## Source data
_ _ _ _ _
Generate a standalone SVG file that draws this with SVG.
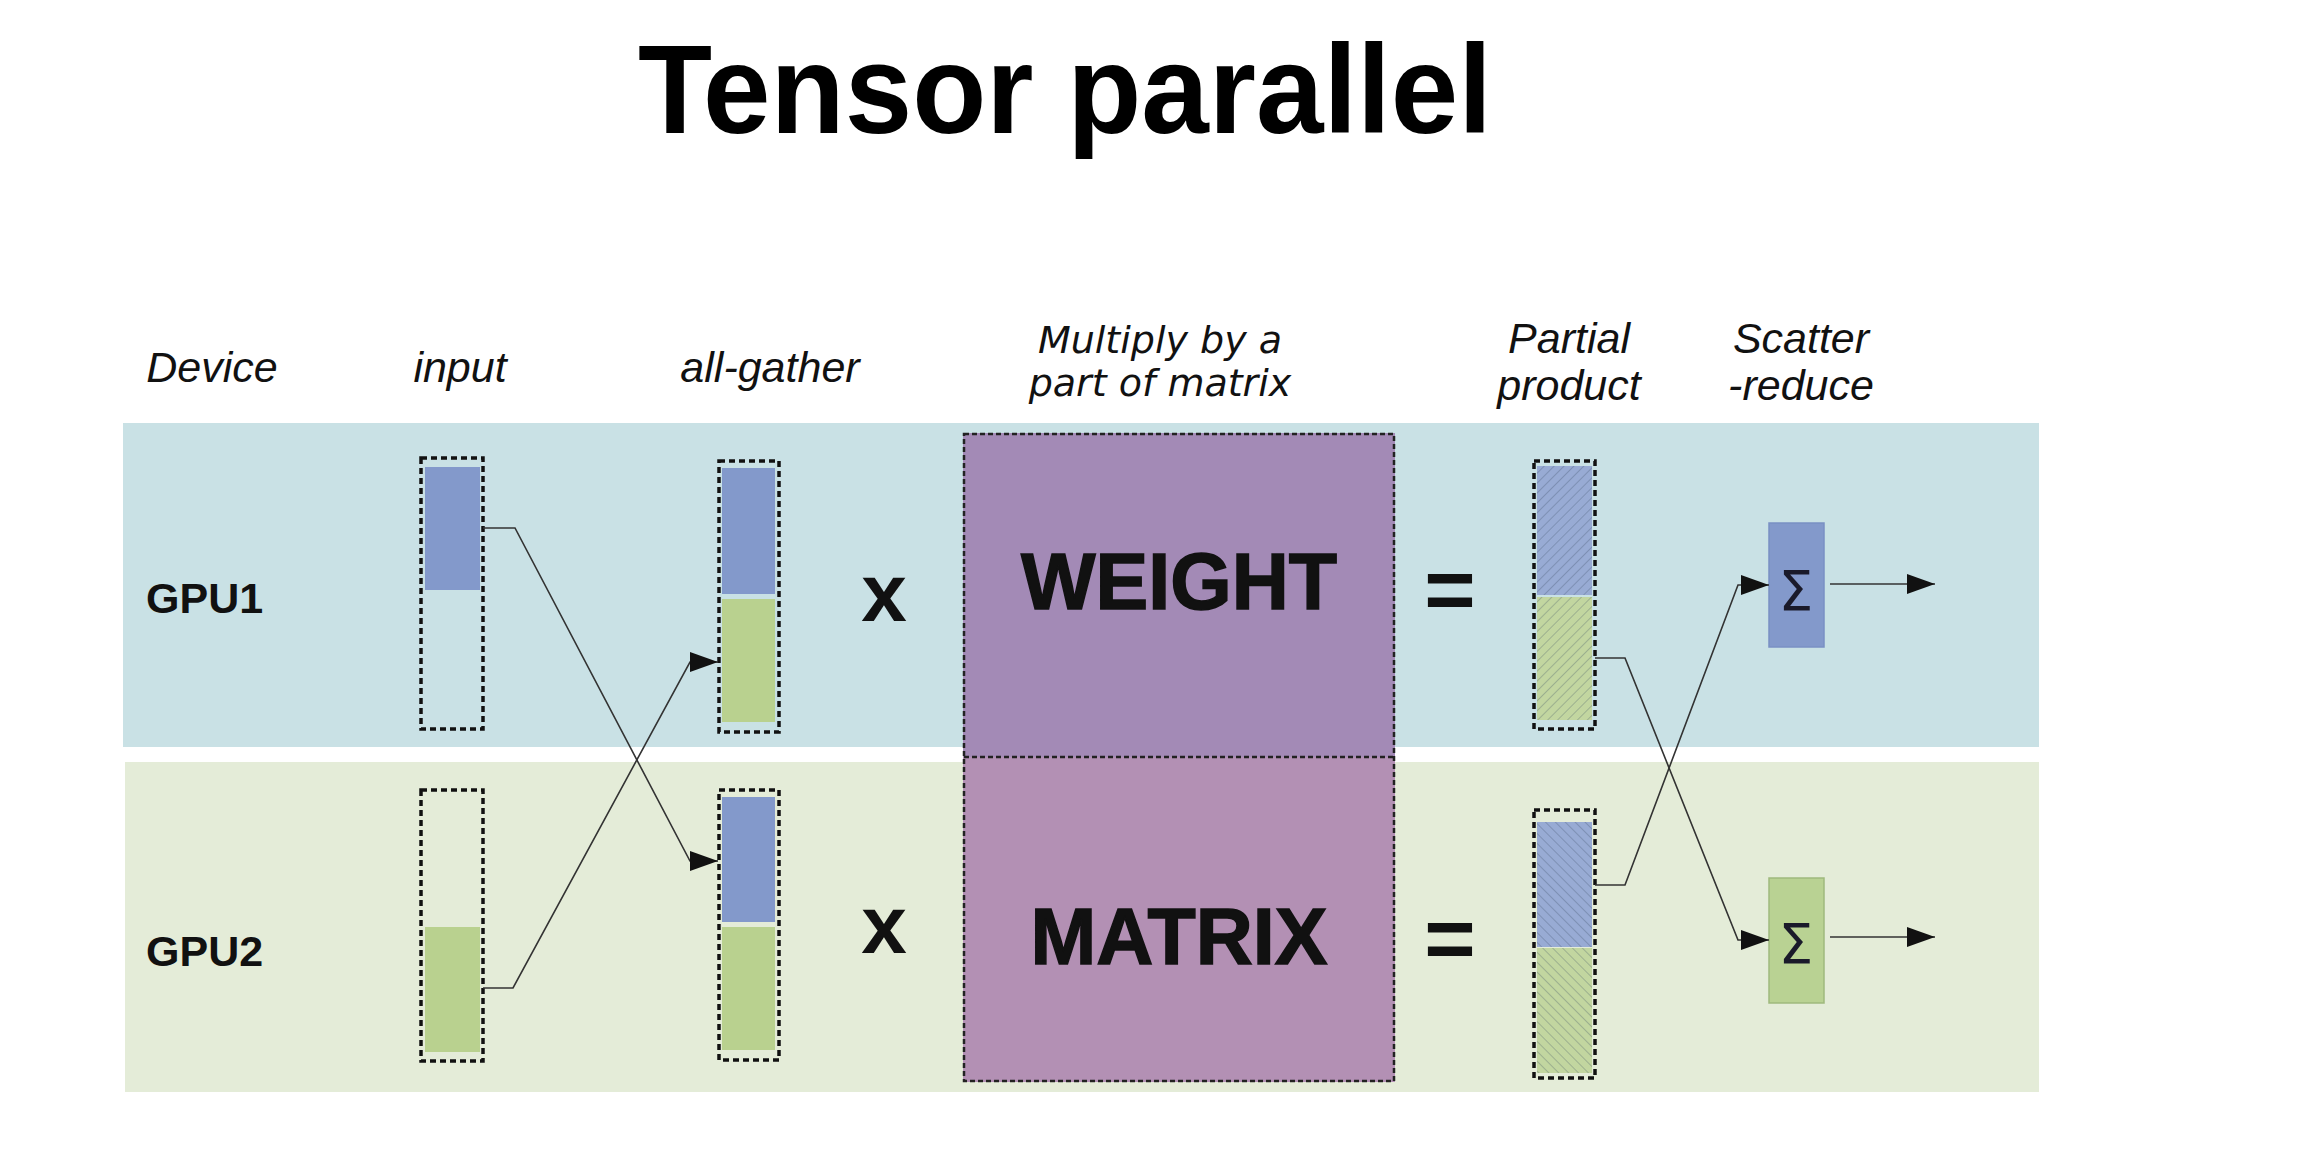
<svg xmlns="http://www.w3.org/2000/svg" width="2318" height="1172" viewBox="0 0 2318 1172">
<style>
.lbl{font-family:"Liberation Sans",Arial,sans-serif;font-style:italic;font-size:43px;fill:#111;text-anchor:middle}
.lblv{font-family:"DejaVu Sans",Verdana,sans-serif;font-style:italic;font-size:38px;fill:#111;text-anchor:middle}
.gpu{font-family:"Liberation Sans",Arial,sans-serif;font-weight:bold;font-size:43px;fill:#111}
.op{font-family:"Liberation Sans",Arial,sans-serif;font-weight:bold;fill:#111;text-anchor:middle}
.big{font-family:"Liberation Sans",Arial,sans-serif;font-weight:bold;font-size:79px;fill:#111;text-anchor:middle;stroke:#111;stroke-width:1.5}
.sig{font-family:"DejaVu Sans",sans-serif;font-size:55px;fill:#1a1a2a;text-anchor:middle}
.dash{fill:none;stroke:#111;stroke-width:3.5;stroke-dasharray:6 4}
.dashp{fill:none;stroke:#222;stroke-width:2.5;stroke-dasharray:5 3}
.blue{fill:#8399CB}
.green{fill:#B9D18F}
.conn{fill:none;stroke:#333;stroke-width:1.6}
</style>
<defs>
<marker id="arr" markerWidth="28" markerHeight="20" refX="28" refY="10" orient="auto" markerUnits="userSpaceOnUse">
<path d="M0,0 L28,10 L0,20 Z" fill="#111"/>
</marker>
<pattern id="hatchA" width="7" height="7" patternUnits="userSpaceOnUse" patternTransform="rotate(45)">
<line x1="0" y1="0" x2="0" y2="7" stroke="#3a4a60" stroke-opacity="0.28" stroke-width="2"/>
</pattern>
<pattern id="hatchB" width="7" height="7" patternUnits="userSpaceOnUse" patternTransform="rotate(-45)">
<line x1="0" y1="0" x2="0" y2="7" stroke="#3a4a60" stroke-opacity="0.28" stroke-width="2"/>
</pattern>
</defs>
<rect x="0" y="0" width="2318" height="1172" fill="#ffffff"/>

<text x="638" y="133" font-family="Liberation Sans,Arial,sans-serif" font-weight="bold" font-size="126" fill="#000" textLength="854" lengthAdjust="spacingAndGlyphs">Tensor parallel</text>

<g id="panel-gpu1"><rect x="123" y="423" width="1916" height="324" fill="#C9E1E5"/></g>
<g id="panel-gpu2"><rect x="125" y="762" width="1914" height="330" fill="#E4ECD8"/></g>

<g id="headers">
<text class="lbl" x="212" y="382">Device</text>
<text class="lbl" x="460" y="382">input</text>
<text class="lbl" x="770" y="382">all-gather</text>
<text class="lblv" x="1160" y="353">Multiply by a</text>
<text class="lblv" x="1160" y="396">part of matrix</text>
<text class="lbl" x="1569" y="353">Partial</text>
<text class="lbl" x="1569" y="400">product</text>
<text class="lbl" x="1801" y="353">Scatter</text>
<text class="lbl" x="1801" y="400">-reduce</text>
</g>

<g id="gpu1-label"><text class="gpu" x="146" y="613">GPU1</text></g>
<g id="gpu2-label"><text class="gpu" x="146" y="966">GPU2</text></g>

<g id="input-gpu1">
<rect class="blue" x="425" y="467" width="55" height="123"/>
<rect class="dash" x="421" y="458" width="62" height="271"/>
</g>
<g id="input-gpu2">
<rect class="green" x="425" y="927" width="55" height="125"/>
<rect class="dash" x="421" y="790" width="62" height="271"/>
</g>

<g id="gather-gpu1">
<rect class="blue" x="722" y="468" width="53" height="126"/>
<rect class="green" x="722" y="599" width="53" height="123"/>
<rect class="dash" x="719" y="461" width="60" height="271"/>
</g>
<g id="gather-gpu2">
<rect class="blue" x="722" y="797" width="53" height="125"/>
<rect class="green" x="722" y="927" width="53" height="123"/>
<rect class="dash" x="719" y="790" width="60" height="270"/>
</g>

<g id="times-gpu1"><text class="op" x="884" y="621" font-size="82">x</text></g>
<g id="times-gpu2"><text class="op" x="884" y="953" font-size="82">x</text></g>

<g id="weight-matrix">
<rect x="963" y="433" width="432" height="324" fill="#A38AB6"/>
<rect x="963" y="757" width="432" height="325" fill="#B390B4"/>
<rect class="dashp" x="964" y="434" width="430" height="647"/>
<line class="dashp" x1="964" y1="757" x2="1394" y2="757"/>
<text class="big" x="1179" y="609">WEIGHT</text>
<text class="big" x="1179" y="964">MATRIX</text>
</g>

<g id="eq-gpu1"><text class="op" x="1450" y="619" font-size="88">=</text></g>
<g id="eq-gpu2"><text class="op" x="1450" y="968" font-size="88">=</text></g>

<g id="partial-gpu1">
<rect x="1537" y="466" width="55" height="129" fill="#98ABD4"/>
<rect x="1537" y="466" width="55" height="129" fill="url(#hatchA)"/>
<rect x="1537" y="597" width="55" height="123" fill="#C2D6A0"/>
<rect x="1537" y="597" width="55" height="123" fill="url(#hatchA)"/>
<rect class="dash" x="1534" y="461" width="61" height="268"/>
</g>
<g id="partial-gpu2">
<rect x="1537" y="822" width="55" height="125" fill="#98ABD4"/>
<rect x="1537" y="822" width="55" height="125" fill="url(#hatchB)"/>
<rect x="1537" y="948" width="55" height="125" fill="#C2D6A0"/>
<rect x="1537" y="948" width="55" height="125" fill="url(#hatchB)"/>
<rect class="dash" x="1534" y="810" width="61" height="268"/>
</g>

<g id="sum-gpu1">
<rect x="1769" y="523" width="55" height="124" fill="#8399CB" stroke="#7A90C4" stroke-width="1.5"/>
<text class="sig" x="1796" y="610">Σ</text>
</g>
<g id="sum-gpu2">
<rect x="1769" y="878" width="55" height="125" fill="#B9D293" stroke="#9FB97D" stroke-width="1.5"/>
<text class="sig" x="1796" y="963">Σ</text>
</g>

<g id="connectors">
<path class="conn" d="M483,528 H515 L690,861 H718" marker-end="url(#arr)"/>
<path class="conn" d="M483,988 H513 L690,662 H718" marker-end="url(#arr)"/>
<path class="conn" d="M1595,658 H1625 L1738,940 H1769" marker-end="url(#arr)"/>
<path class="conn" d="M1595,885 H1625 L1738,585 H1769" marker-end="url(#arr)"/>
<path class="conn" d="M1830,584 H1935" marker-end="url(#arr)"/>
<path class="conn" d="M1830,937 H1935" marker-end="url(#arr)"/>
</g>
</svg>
_ _ _ _ _
## What is expected
Copy each line in full and exactly, omitting any picture.

## Output below
Generate a standalone SVG file that draws this with SVG.
<svg xmlns="http://www.w3.org/2000/svg" width="2318" height="1172" viewBox="0 0 2318 1172">
<style>
.lbl{font-family:"Liberation Sans",Arial,sans-serif;font-style:italic;font-size:43px;fill:#111;text-anchor:middle}
.lblv{font-family:"DejaVu Sans",Verdana,sans-serif;font-style:italic;font-size:38px;fill:#111;text-anchor:middle}
.gpu{font-family:"Liberation Sans",Arial,sans-serif;font-weight:bold;font-size:43px;fill:#111}
.op{font-family:"Liberation Sans",Arial,sans-serif;font-weight:bold;fill:#111;text-anchor:middle}
.big{font-family:"Liberation Sans",Arial,sans-serif;font-weight:bold;font-size:79px;fill:#111;text-anchor:middle;stroke:#111;stroke-width:1.5}
.sig{font-family:"DejaVu Sans",sans-serif;font-size:55px;fill:#1a1a2a;text-anchor:middle}
.dash{fill:none;stroke:#111;stroke-width:3.5;stroke-dasharray:6 4}
.dashp{fill:none;stroke:#222;stroke-width:2.5;stroke-dasharray:5 3}
.blue{fill:#8399CB}
.green{fill:#B9D18F}
.conn{fill:none;stroke:#333;stroke-width:1.6}
</style>
<defs>
<marker id="arr" markerWidth="28" markerHeight="20" refX="28" refY="10" orient="auto" markerUnits="userSpaceOnUse">
<path d="M0,0 L28,10 L0,20 Z" fill="#111"/>
</marker>
<pattern id="hatchA" width="7" height="7" patternUnits="userSpaceOnUse" patternTransform="rotate(45)">
<line x1="0" y1="0" x2="0" y2="7" stroke="#3a4a60" stroke-opacity="0.28" stroke-width="2"/>
</pattern>
<pattern id="hatchB" width="7" height="7" patternUnits="userSpaceOnUse" patternTransform="rotate(-45)">
<line x1="0" y1="0" x2="0" y2="7" stroke="#3a4a60" stroke-opacity="0.28" stroke-width="2"/>
</pattern>
</defs>
<rect x="0" y="0" width="2318" height="1172" fill="#ffffff"/>

<text x="638" y="133" font-family="Liberation Sans,Arial,sans-serif" font-weight="bold" font-size="126" fill="#000" textLength="854" lengthAdjust="spacingAndGlyphs">Tensor parallel</text>

<g id="panel-gpu1"><rect x="123" y="423" width="1916" height="324" fill="#C9E1E5"/></g>
<g id="panel-gpu2"><rect x="125" y="762" width="1914" height="330" fill="#E4ECD8"/></g>

<g id="headers">
<text class="lbl" x="212" y="382">Device</text>
<text class="lbl" x="460" y="382">input</text>
<text class="lbl" x="770" y="382">all-gather</text>
<text class="lblv" x="1160" y="353">Multiply by a</text>
<text class="lblv" x="1160" y="396">part of matrix</text>
<text class="lbl" x="1569" y="353">Partial</text>
<text class="lbl" x="1569" y="400">product</text>
<text class="lbl" x="1801" y="353">Scatter</text>
<text class="lbl" x="1801" y="400">-reduce</text>
</g>

<g id="gpu1-label"><text class="gpu" x="146" y="613">GPU1</text></g>
<g id="gpu2-label"><text class="gpu" x="146" y="966">GPU2</text></g>

<g id="input-gpu1">
<rect class="blue" x="425" y="467" width="55" height="123"/>
<rect class="dash" x="421" y="458" width="62" height="271"/>
</g>
<g id="input-gpu2">
<rect class="green" x="425" y="927" width="55" height="125"/>
<rect class="dash" x="421" y="790" width="62" height="271"/>
</g>

<g id="gather-gpu1">
<rect class="blue" x="722" y="468" width="53" height="126"/>
<rect class="green" x="722" y="599" width="53" height="123"/>
<rect class="dash" x="719" y="461" width="60" height="271"/>
</g>
<g id="gather-gpu2">
<rect class="blue" x="722" y="797" width="53" height="125"/>
<rect class="green" x="722" y="927" width="53" height="123"/>
<rect class="dash" x="719" y="790" width="60" height="270"/>
</g>

<g id="times-gpu1"><text class="op" x="884" y="621" font-size="82">x</text></g>
<g id="times-gpu2"><text class="op" x="884" y="953" font-size="82">x</text></g>

<g id="weight-matrix">
<rect x="963" y="433" width="432" height="324" fill="#A38AB6"/>
<rect x="963" y="757" width="432" height="325" fill="#B390B4"/>
<rect class="dashp" x="964" y="434" width="430" height="647"/>
<line class="dashp" x1="964" y1="757" x2="1394" y2="757"/>
<text class="big" x="1179" y="609">WEIGHT</text>
<text class="big" x="1179" y="964">MATRIX</text>
</g>

<g id="eq-gpu1"><text class="op" x="1450" y="619" font-size="88">=</text></g>
<g id="eq-gpu2"><text class="op" x="1450" y="968" font-size="88">=</text></g>

<g id="partial-gpu1">
<rect x="1537" y="466" width="55" height="129" fill="#98ABD4"/>
<rect x="1537" y="466" width="55" height="129" fill="url(#hatchA)"/>
<rect x="1537" y="597" width="55" height="123" fill="#C2D6A0"/>
<rect x="1537" y="597" width="55" height="123" fill="url(#hatchA)"/>
<rect class="dash" x="1534" y="461" width="61" height="268"/>
</g>
<g id="partial-gpu2">
<rect x="1537" y="822" width="55" height="125" fill="#98ABD4"/>
<rect x="1537" y="822" width="55" height="125" fill="url(#hatchB)"/>
<rect x="1537" y="948" width="55" height="125" fill="#C2D6A0"/>
<rect x="1537" y="948" width="55" height="125" fill="url(#hatchB)"/>
<rect class="dash" x="1534" y="810" width="61" height="268"/>
</g>

<g id="sum-gpu1">
<rect x="1769" y="523" width="55" height="124" fill="#8399CB" stroke="#7A90C4" stroke-width="1.5"/>
<text class="sig" x="1796" y="610">Σ</text>
</g>
<g id="sum-gpu2">
<rect x="1769" y="878" width="55" height="125" fill="#B9D293" stroke="#9FB97D" stroke-width="1.5"/>
<text class="sig" x="1796" y="963">Σ</text>
</g>

<g id="connectors">
<path class="conn" d="M483,528 H515 L690,861 H718" marker-end="url(#arr)"/>
<path class="conn" d="M483,988 H513 L690,662 H718" marker-end="url(#arr)"/>
<path class="conn" d="M1595,658 H1625 L1738,940 H1769" marker-end="url(#arr)"/>
<path class="conn" d="M1595,885 H1625 L1738,585 H1769" marker-end="url(#arr)"/>
<path class="conn" d="M1830,584 H1935" marker-end="url(#arr)"/>
<path class="conn" d="M1830,937 H1935" marker-end="url(#arr)"/>
</g>
</svg>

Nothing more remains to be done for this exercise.